# Old age problems.



## linktrek (Nov 17, 2007)

Gabriella is going to be 11 years in Oct. She was very well trained. She would sit at long distances. While she was sitting I would command her to talk. She would then bark at that long distance. But in the last 6 months she really slowed down. She stopped taking commands altogether even if she she was right in front of me. She started getting very lethargic. She always like to sleep a lot from a young dog and only got up to bark at an intruder or some other stimulus like a visitor or if I wanted to take her out. It was a normal laziness. But she got to the point where it was apparent that she entered the elderly stage of her life.
She started finding it hard to get up because of our slippery floor. She stopped getting up to greet visitors at the door. But she still got up in the morning and I never worried about her eating.
But then she got super lethargic to the point where I had to bring her food dish to her so she didn't have to go out. 
We took her to the vet. When at the vet she got very active in the waiting room when she saw the other dogs. She was so alert that I was able to get her to bark to my talk command.
Then the vet gave her to antibiotics, one for a tooth abscess and one for her skin problems. We think the antibiotics may have wiped her out because although she ate well and would get up when she saw the leash.
But it got worse when she stopped responding to the leash. She slept all day and stopped waking up. I thought I was losing her because her sleep was so deep that she wouldn't wake up even if I shook her strongly.
But she never lost her appetite. I then started giving her intensive care. I searched the internet and found her natural pain killers for pain in case she had arthritis in her hind legs. I started giving her probiotics to counter act the antibiotics. I changed her diet to what I googled as the best foods for a senior dogs. I gave her a bit of her dry food mixed with canned food, fresh broccoli, raw eggs, chicken meat, yams, and I poured her with love and attention because I thought I was losing her.
She responded and she is much more alert now and wakes up during the day. Without all the details, I now have an obesity problem. Her normal weight was 80 lbs. But at the vet she weighed 108 lbs. And with the rich diet I am using for her recovery, it probably got worse over the past two weeks. I had no choice because I was trying to save her life.
Now that I am confident she is not dying, I see that the difficulty she has getting up and even walking is obesity related more so than even arthritis. 
My question is what can I do to bring down the weight in my very inactive dog without ruining her recovery. Should I cut her portion size? I would still like her to be on this special diet I have her on. But perhaps I can start buying her some expensive kibble? Your ideas would be welcome. I am grateful to God for answering my prayers of giving her a longer senior life with me.I was crushed because I thought I was going to lose her and the pain was even greater than losing a close person. But this obesity is now a serious problem. Thanks for reading my long story.


----------



## G-bear (Oct 6, 2015)

If you have not already done so I would have her checked forfor hypothyroidism. Many of the symptoms you have listed are symptoms of hypothryroidism.


----------



## linktrek (Nov 17, 2007)

I know. But the vet didn't say anything. Is there any natural thyroid stimulants instead of synthroid?


----------



## gdgli (Aug 24, 2011)

It can't hurt to take some weight off the dog.


----------



## Tahnee GR (Aug 26, 2006)

I had great results with my old girl when I switched her to Purina Bright Minds senior dog food. I assume you had a full blood panel run, to check for any underlying issues. I agree that you should run a thyroid test, as low thyroid is very common in older Goldens who have been spayed or neutered.

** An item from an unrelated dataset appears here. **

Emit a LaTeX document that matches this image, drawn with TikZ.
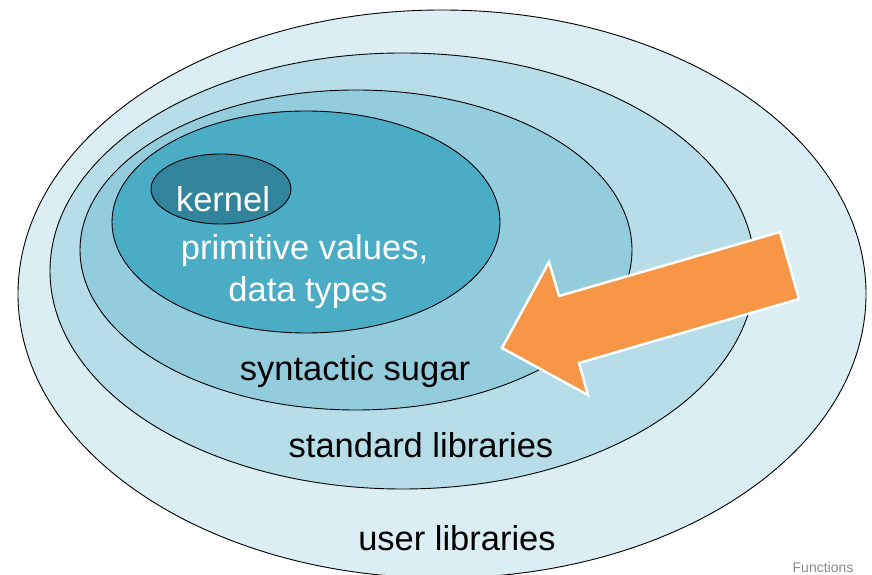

You have to get the excess weight off her-that is strongly linked to shorter life spans-and is very often related to the excess weight gain.

My old girl lived to be just over 14. She was on thyroid meds for the last few years of her life, Dasuquin Advanced for her hips and joints, and roughly 2 cups a day of Purina Bright Mind with a spritz of wild salmon oil. Every day, weather permitting, we took a leashfree walk around my property, and sometimes she would even chase chipmunks or rabbits 

If you would prefer to cook for her, you might want to try this group. https://www.facebook.com/groups/1651729598373140/?fref=ts


----------



## linktrek (Nov 17, 2007)

I was going to post this in the main forum because the hypothyroidism almost took my dog's life. If she stopped eating and do to the facd that she failed to wake up all day and stopped eating I would have had no choice but to call it her time.
I have a very small budget because I am disabled on SSD. The vet I took her to wanted $800 to start doing basic blood work. She mentioned nothing of hypothyroidism. 

Since Gabriella was so seriously ill and it did sound like hypothyroidism, I read about thyroid med doses and put her my wife's thyroid dose which I knew was low enough that my GR would not need to be monitored just to see if she responded. And after 4 days the miracle began. She rapidly came back to life. I won't get into too much details because it would take too long. One thing huge that happened is the the thick mucus that she had around her eyes cleared up after months of her eyes sight being compromised. 
I found a low cost clinic that was able to check he thyroid at a very reasonable price. She was tested and sure enough she had the hypothyroidism. The vet almost doubled her dose. To make a long story short she has fully recovered and is living a full life. She is just about living with the life she had when she was 2 years younger. She has developed some weakness in her hind legs. But this is no problem. She was close to death and now I have her back with her personality and in very good health. She even no longer has her intermittent diahria that she had for 2 years that I just couldn't get rid of. So the lesson I want to spread is that hypothyroidism can be a very serious illness and can be deadly if a GR owner is lacking this knowledge.


----------



## Helo's Mom (Oct 16, 2011)

I'm so happy to hear Gabriella is doing so well after being put on thyroid medicine!!! I had no idea it could be so debilitating. My Helo has been on thyroid since he came to live with me 7 years ago. This is just fantastic news after reading about how sick she was in August. You're a wonderful doggie parent!


----------



## linktrek (Nov 17, 2007)

Its so easy to be good parent because I am so deeply in love with her that I have always considered my daughter. She loves everyone. But it is obvious that she is tightly bonded to me.
BTW Helo looks like Gabriella's twin.


----------